A group of Gulf Arab countries on Tuesday asked Netflix to remove “offensive content” on the streaming service, apparently targeting programs that show people who are gay and lesbian.
A joint statement issued on behalf of a committee of the Gulf Cooperation Council made the request, saying the unspecified programs “contradict Islamic and societal values and principles.” They have threatened Netflix with legal action if it continues to broadcast content that “contradicts” Islam
Saudi Arabia and the United Arab Emirates each published the statement via their respective governments as well.
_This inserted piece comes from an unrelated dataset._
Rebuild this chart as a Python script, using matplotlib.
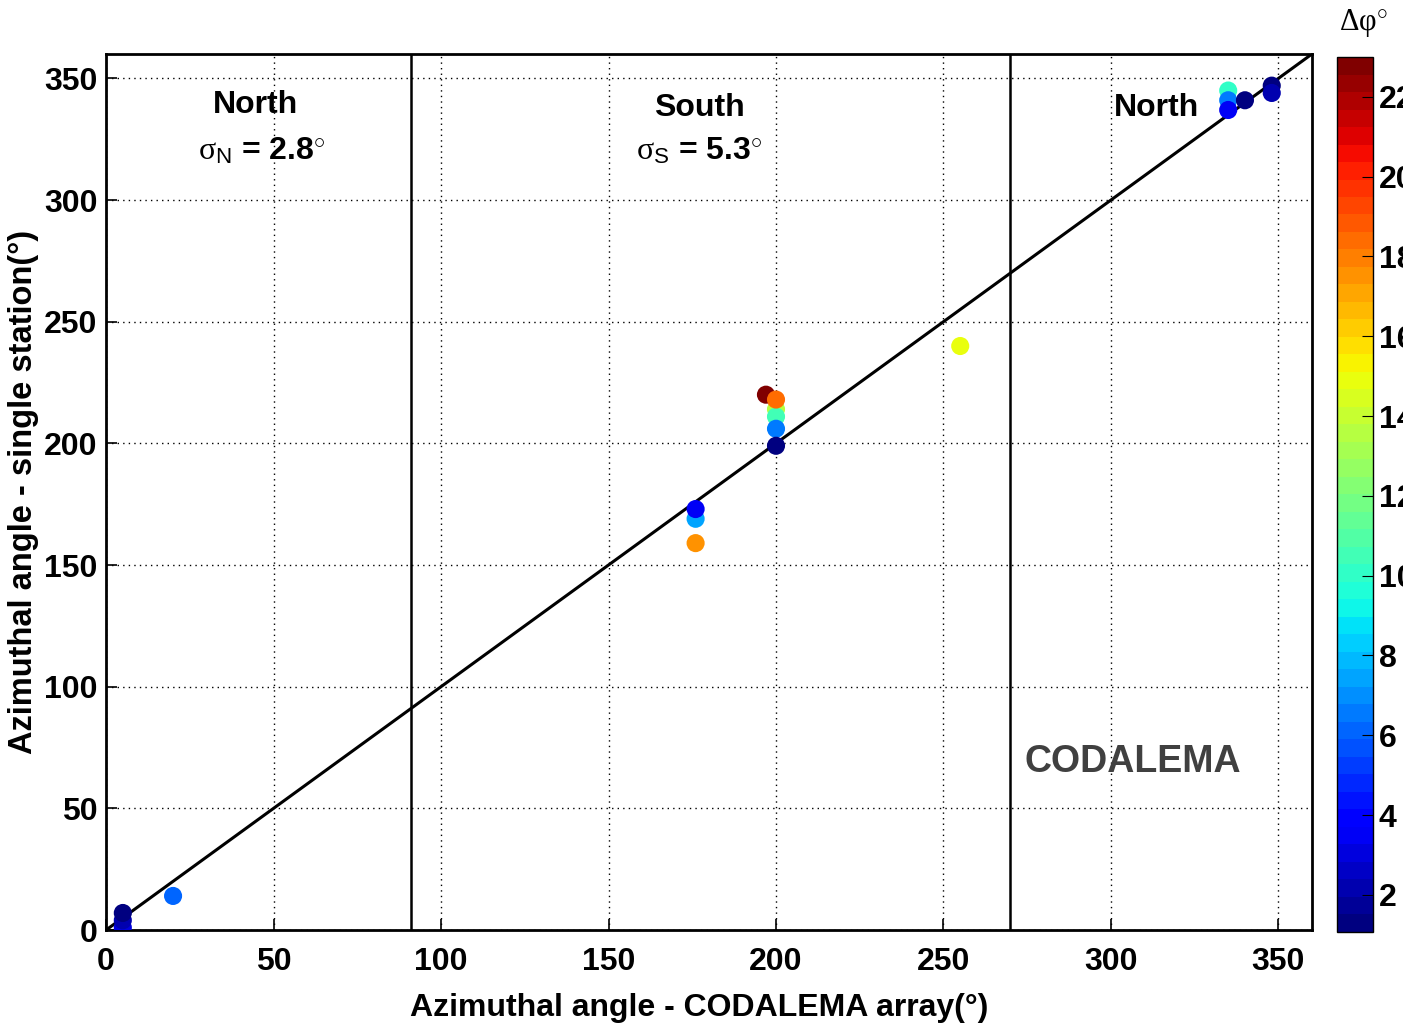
import numpy as np
import matplotlib
matplotlib.use("Agg")
import matplotlib.pyplot as plt
from matplotlib.colors import Normalize

plt.rcParams['font.family'] = ['Liberation Sans', 'DejaVu Sans']
plt.rcParams['mathtext.fontset'] = 'custom'
plt.rcParams['mathtext.rm'] = 'Liberation Serif'
plt.rcParams['mathtext.it'] = 'Liberation Serif:italic'
plt.rcParams['mathtext.bf'] = 'Liberation Sans:bold'
plt.rcParams['mathtext.sf'] = 'Liberation Sans'

# data
x_array = [5, 5, 5, 20, 176, 176, 176, 200, 200, 200, 200, 197, 200, 255, 335, 335, 335, 340, 348, 348]
y_single = [1, 4, 7, 14, 169, 173, 159, 214, 211, 206, 199, 220, 218, 240, 345, 341, 337, 341, 347, 344]
dphi = [3, 2, 1.5, 6, 7.5, 3.5, 17.3, 13.5, 10.5, 6.5, 1.5, 22.8, 18.5, 15, 10, 6.5, 3.5, 1.5, 1.5, 2]
ticks = [0, 50, 100, 150, 200, 250, 300, 350]
cbar_ticks = [2, 4, 6, 8, 10, 12, 14, 16, 18, 20, 22]
boundaries = [91, 270]
region_labels = ["North", "South", "North"]

fig = plt.figure(figsize=(14.03, 10.29), dpi=100)
ax = fig.add_axes([0.0756, 0.0962, 0.8595, 0.8513])
cax = fig.add_axes([0.953, 0.0943, 0.0257, 0.8503])

cmap = plt.get_cmap('jet', 50)
norm = Normalize(vmin=1.07, vmax=23.0)

ax.plot([0, 360], [0, 360], color='black', lw=2.2, zorder=2)
for b in boundaries:
    ax.plot([b, b], [0, 360], color='black', lw=1.8, zorder=2)

sc = ax.scatter(x_array, y_single, c=dphi, cmap=cmap, norm=norm, s=170,
                edgecolors='none', zorder=3)

ax.set_xlim(0, 360)
ax.set_ylim(0, 360)
ax.set_xticks(ticks)
ax.set_yticks(ticks)
ax.grid(True, color='black', linestyle=(0, (1, 3)), lw=1.0)
ax.set_axisbelow(True)
for s in ax.spines.values():
    s.set_linewidth(2)
ax.tick_params(direction='in', length=8, width=1.2, labelsize=23)
ax.tick_params(axis='x', pad=12)
ax.tick_params(axis='y', pad=6)
for lab in ax.get_xticklabels() + ax.get_yticklabels():
    lab.set_fontweight('bold')

ax.set_xlabel('Azimuthal angle - CODALEMA array(°)', fontsize=23, fontweight='bold')
ax.xaxis.set_label_coords(0.4917, -0.072)
ax.set_ylabel('Azimuthal angle - single station(°)', fontsize=23.5, fontweight='bold', labelpad=4)

ax.text(44.5, 339, region_labels[0], fontsize=23, fontweight='bold', ha='center', va='center')
ax.text(46.5, 320, r'$\mathrm{σ}_{\mathsf{N}}$ = 2.8$^{\mathrm{\circ}}$', fontsize=23, fontweight='bold', ha='center', va='center')
ax.text(177, 338, region_labels[1], fontsize=23, fontweight='bold', ha='center', va='center')
ax.text(177, 320, r'$\mathrm{σ}_{\mathsf{S}}$ = 5.3$^{\mathrm{\circ}}$', fontsize=23, fontweight='bold', ha='center', va='center')
ax.text(313.5, 338, region_labels[2], fontsize=23, fontweight='bold', ha='center', va='center')
ax.text(306.5, 69, 'CODALEMA', fontsize=27, fontweight='bold', color='#404040', ha='center', va='center')

cb = fig.colorbar(sc, cax=cax, ticks=cbar_ticks)
cb.outline.set_linewidth(1)
cax.tick_params(direction='in', length=8, labelsize=23, pad=4)
for lab in cax.get_yticklabels():
    lab.set_fontweight('bold')
fig.text(0.9715, 0.978, r'$\mathrm{Δφ}^{\mathrm{\circ}}$', fontsize=22, ha='center', va='center')

fig.savefig('out.png', dpi=100)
They, along with Bahrain, Kuwait, Oman and Qatar, make up the six-nation Gulf Cooperation Council.
Saudi state television aired video of an interview it conducted with a woman identified as a “behavioral consultant” who described Netflix as being an “official sponsor of homosexuality.” It aired footage at the same time of a cartoon, “Jurassic World: Camp Cretaceous,” in which two women kissed, though the footage was blurred out.
There was no immediate response from Netflix.
This comes as Gulf countries have repeatedly clashed with US film distributors over content related to sexual minorities, particularly in films.
The United Arab Emirates in June banned the Disney animated film Lightyear which contains a lesbian kiss.
Whilst the UAE is considered one of the more liberal countries in the Gulf region, films with adult content are routinely cut or edited.
Saudi Arabia, which only recently opened cinemas in 2017, asked Disney in April to cut “LGBTQ references” in the Marvel superhero film Doctor Strange in the Multiverse of Madness.
Disney refused to comply and the film was not screened in the kingdom.